Tetrahedral clustering in molten lithium under pressure

TL;DR

This study predicts electronic and structural transitions in molten lithium under high pressure, revealing a novel tetrahedral phase with unique properties and implications for lithium's melting behavior.

Contribution

First-principles calculations uncover a new tetrahedral phase in molten lithium with distinctive electronic and structural features at high pressures.

Findings

Tetrahedral local order appears above 150 GPa.

Anomalous melting behavior with decreasing melting temperature.

Existence of low-symmetry crystalline phases.

Abstract

A series of electronic and structural transitions are predicted in molten lithium from first principles.

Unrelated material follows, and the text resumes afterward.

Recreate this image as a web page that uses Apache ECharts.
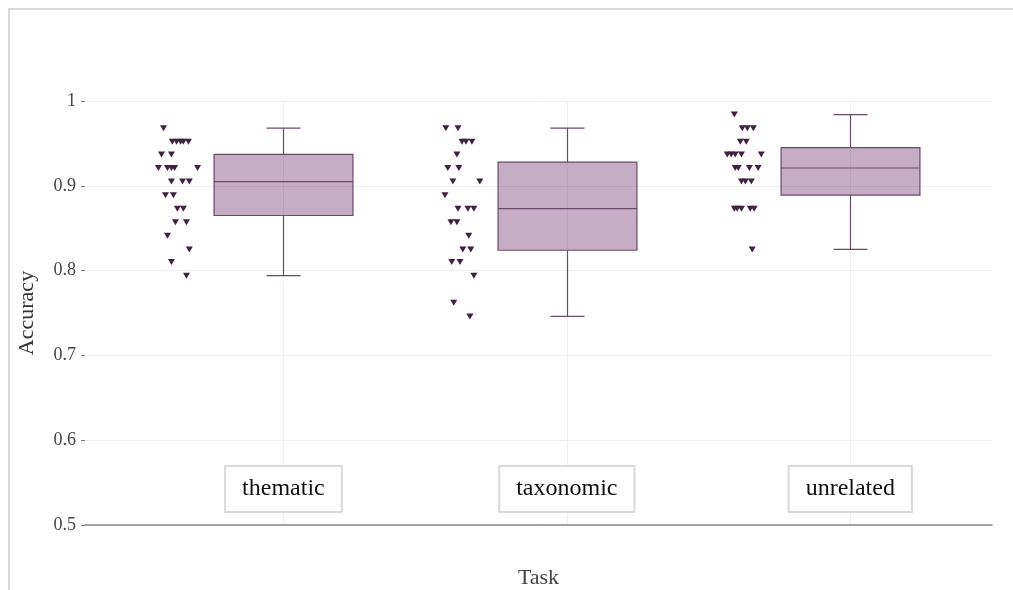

A new phase with tetrahedral local order characteristic of $sp^3$ bonded materials and poor electrical conductivity is found at pressures above 150 GPa and temperatures as high as 1000 K. Despite the lack of covalent bonding, weakly bound tetrahedral clusters with finite lifetimes are predicted to exist. The stabilization of this phase in lithium involves a unique mechanism of strong electron localization in interstitial regions and interactions among core electrons. The calculations provide evidence for anomalous melting above 20 GPa, with a melting temperature decreasing below 300 K, and point towards the existence of novel low-symmetry crystalline phases.